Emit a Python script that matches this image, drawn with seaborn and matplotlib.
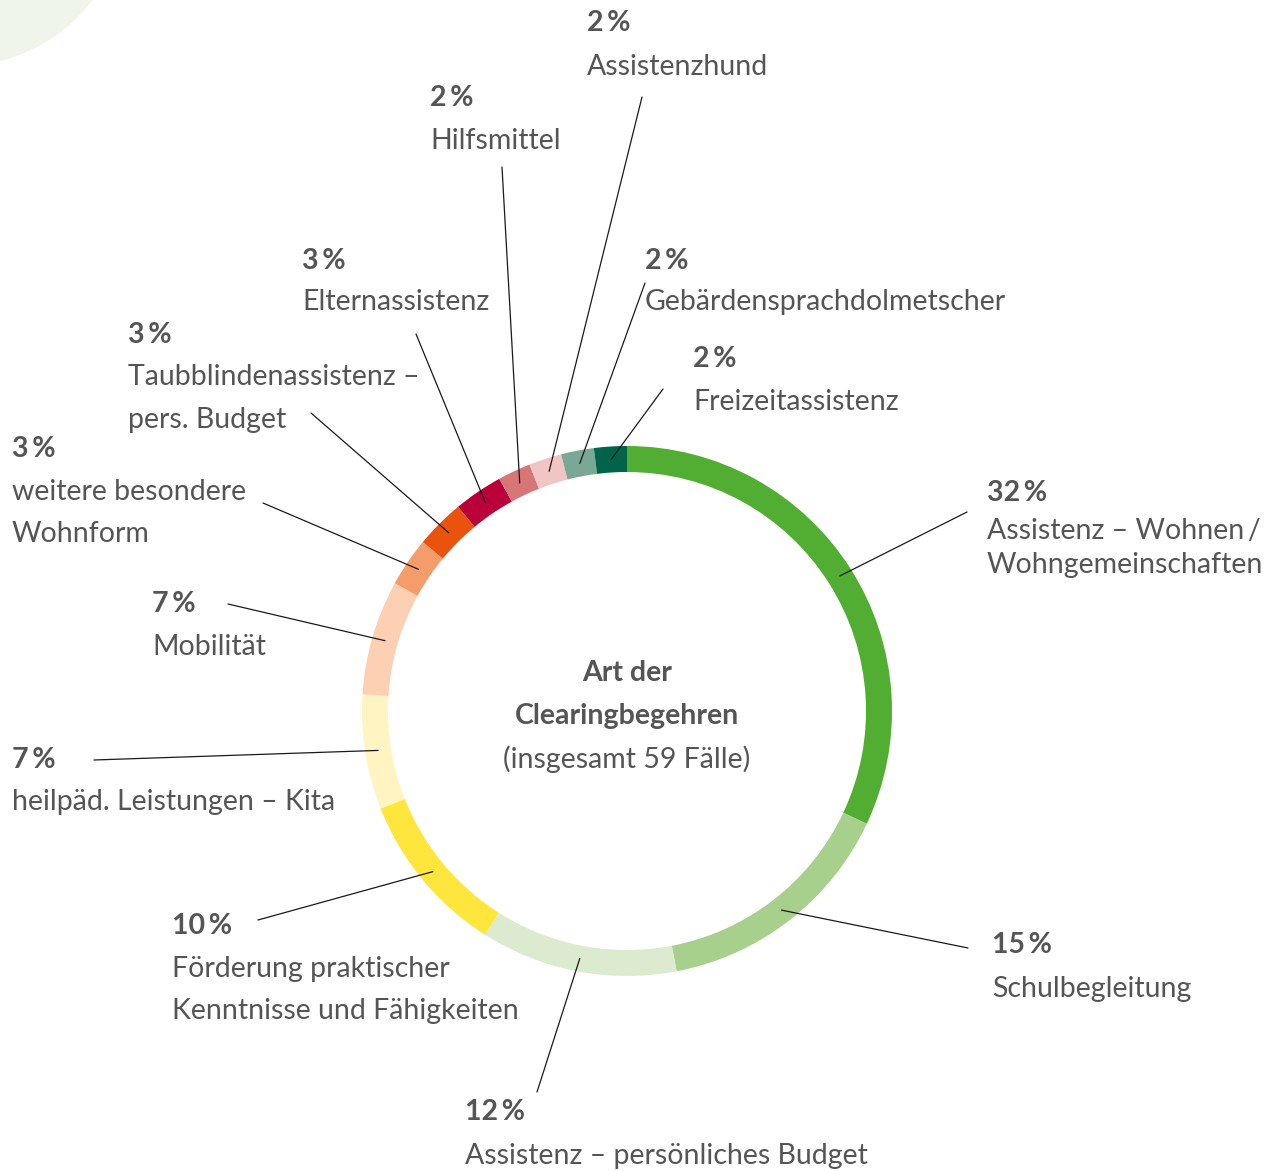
import numpy as np
import matplotlib
matplotlib.use("Agg")
import matplotlib.pyplot as plt
import seaborn as sns
from matplotlib.patches import Circle

# --- data -------------------------------------------------------------
categories = [
    "Assistenz – Wohnen\u2009/\nWohngemeinschaften",
    "Schulbegleitung",
    "Assistenz – persönliches Budget",
    "Förderung praktischer\nKenntnisse und Fähigkeiten",
    "heilpäd. Leistungen – Kita",
    "Mobilität",
    "weitere besondere\nWohnform",
    "Taubblindenassistenz –\npers. Budget",
    "Elternassistenz",
    "Hilfsmittel",
    "Assistenzhund",
    "Gebärdensprachdolmetscher",
    "Freizeitassistenz",
]
shares = [32, 15, 12, 10, 7, 7, 3, 3, 3, 2, 2, 2, 2]
colors = ["#52ae32", "#a8d08d", "#dcebd0", "#ffe63c", "#fff4c2", "#fdd0b3",
          "#f59c6b", "#e9530d", "#b9003a", "#d67676", "#f0c5c4", "#7aa896",
          "#00634a"]
center_title = ["Art der", "Clearingbegehren"]
center_sub = "(insgesamt 59 Fälle)"

# --- layout (pixel positions, y measured from top) --------------------
# text x, y of percent line, y of label lines, outer end of leader line
label_x = [987, 992, 465, 172, 12, 152, 12, 128, 302, 430, 587, 645, 693]
pct_y = [493, 945, 1112, 926, 760, 604, 449, 335, 261, 98, 23, 261, 359]
line_y = [[531, 565], [989], [1156], [969, 1011], [802], [647], [492, 534],
          [377, 420], [302], [141], [67], [302], [402]]
leader_end = [(967, 512), (968, 948), (537, 1092), (258, 920), (94, 760),
              (228, 604), (263, 503), (311, 413), (416, 334), (502, 167),
              (642, 97), (645, 283), (663, 389)]

W, H = 1269, 1171
cx, cy = 627, 711
R_OUT, RING = 265, 26
TXT = "#555555"
FS = 20.5
FONT = ["Lato", "DejaVu Sans"]

sns.set_style("white")
plt.rcParams["font.family"] = FONT

fig = plt.figure(figsize=(W / 100, H / 100), dpi=100)
ax = fig.add_axes([0, 0, 1, 1])
ax.set_xlim(0, W)
ax.set_ylim(0, H)
ax.set_aspect("equal")
ax.axis("off")

def Y(y):
    return H - y

# decorative circle top-left
ax.add_patch(Circle((-40, Y(-100)), 166, color="#eff5ea", lw=0, zorder=0))

ax.pie(shares, colors=colors, startangle=90, counterclock=False,
       radius=R_OUT, center=(cx, Y(cy)),
       wedgeprops=dict(width=RING, linewidth=0))
ax.set_xlim(0, W)
ax.set_ylim(0, H)

fracs = np.array(shares) / sum(shares)
mids = np.cumsum(fracs) - fracs / 2
r_mid = R_OUT - RING / 2

for i, cat in enumerate(categories):
    ang = np.deg2rad(90 - mids[i] * 360)
    x0 = cx + r_mid * np.cos(ang)
    y0 = Y(cy) + r_mid * np.sin(ang)
    ex, ey = leader_end[i]
    ax.plot([x0, ex], [y0, Y(ey)], color="#1a1a1a", lw=0.9, zorder=3)

    ax.text(label_x[i], Y(pct_y[i]), f"{shares[i]}\u2009%", fontsize=FS,
            fontweight="bold", color=TXT, ha="left", va="center")
    for line, ly in zip(cat.split("\n"), line_y[i]):
        ax.text(label_x[i], Y(ly), line, fontsize=FS, color=TXT,
                ha="left", va="center")

ax.text(cx, Y(673), center_title[0], fontsize=FS, fontweight="bold",
        color=TXT, ha="center", va="center")
ax.text(cx, Y(716), center_title[1], fontsize=FS, fontweight="bold",
        color=TXT, ha="center", va="center")
ax.text(cx, Y(759), center_sub, fontsize=FS, color=TXT,
        ha="center", va="center")

fig.savefig("out.png", dpi=100)
plt.close(fig)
======
**To do:**
Reproduce all of the material exactly, apart from the pictures.

**Reply:**
Emit a Python script that matches this image, drawn with seaborn and matplotlib.
import numpy as np
import matplotlib
matplotlib.use("Agg")
import matplotlib.pyplot as plt
import seaborn as sns
from matplotlib.patches import Circle

# --- data -------------------------------------------------------------
categories = [
    "Assistenz – Wohnen\u2009/\nWohngemeinschaften",
    "Schulbegleitung",
    "Assistenz – persönliches Budget",
    "Förderung praktischer\nKenntnisse und Fähigkeiten",
    "heilpäd. Leistungen – Kita",
    "Mobilität",
    "weitere besondere\nWohnform",
    "Taubblindenassistenz –\npers. Budget",
    "Elternassistenz",
    "Hilfsmittel",
    "Assistenzhund",
    "Gebärdensprachdolmetscher",
    "Freizeitassistenz",
]
shares = [32, 15, 12, 10, 7, 7, 3, 3, 3, 2, 2, 2, 2]
colors = ["#52ae32", "#a8d08d", "#dcebd0", "#ffe63c", "#fff4c2", "#fdd0b3",
          "#f59c6b", "#e9530d", "#b9003a", "#d67676", "#f0c5c4", "#7aa896",
          "#00634a"]
center_title = ["Art der", "Clearingbegehren"]
center_sub = "(insgesamt 59 Fälle)"

# --- layout (pixel positions, y measured from top) --------------------
# text x, y of percent line, y of label lines, outer end of leader line
label_x = [987, 992, 465, 172, 12, 152, 12, 128, 302, 430, 587, 645, 693]
pct_y = [493, 945, 1112, 926, 760, 604, 449, 335, 261, 98, 23, 261, 359]
line_y = [[531, 565], [989], [1156], [969, 1011], [802], [647], [492, 534],
          [377, 420], [302], [141], [67], [302], [402]]
leader_end = [(967, 512), (968, 948), (537, 1092), (258, 920), (94, 760),
              (228, 604), (263, 503), (311, 413), (416, 334), (502, 167),
              (642, 97), (645, 283), (663, 389)]

W, H = 1269, 1171
cx, cy = 627, 711
R_OUT, RING = 265, 26
TXT = "#555555"
FS = 20.5
FONT = ["Lato", "DejaVu Sans"]

sns.set_style("white")
plt.rcParams["font.family"] = FONT

fig = plt.figure(figsize=(W / 100, H / 100), dpi=100)
ax = fig.add_axes([0, 0, 1, 1])
ax.set_xlim(0, W)
ax.set_ylim(0, H)
ax.set_aspect("equal")
ax.axis("off")

def Y(y):
    return H - y

# decorative circle top-left
ax.add_patch(Circle((-40, Y(-100)), 166, color="#eff5ea", lw=0, zorder=0))

ax.pie(shares, colors=colors, startangle=90, counterclock=False,
       radius=R_OUT, center=(cx, Y(cy)),
       wedgeprops=dict(width=RING, linewidth=0))
ax.set_xlim(0, W)
ax.set_ylim(0, H)

fracs = np.array(shares) / sum(shares)
mids = np.cumsum(fracs) - fracs / 2
r_mid = R_OUT - RING / 2

for i, cat in enumerate(categories):
    ang = np.deg2rad(90 - mids[i] * 360)
    x0 = cx + r_mid * np.cos(ang)
    y0 = Y(cy) + r_mid * np.sin(ang)
    ex, ey = leader_end[i]
    ax.plot([x0, ex], [y0, Y(ey)], color="#1a1a1a", lw=0.9, zorder=3)

    ax.text(label_x[i], Y(pct_y[i]), f"{shares[i]}\u2009%", fontsize=FS,
            fontweight="bold", color=TXT, ha="left", va="center")
    for line, ly in zip(cat.split("\n"), line_y[i]):
        ax.text(label_x[i], Y(ly), line, fontsize=FS, color=TXT,
                ha="left", va="center")

ax.text(cx, Y(673), center_title[0], fontsize=FS, fontweight="bold",
        color=TXT, ha="center", va="center")
ax.text(cx, Y(716), center_title[1], fontsize=FS, fontweight="bold",
        color=TXT, ha="center", va="center")
ax.text(cx, Y(759), center_sub, fontsize=FS, color=TXT,
        ha="center", va="center")

fig.savefig("out.png", dpi=100)
plt.close(fig)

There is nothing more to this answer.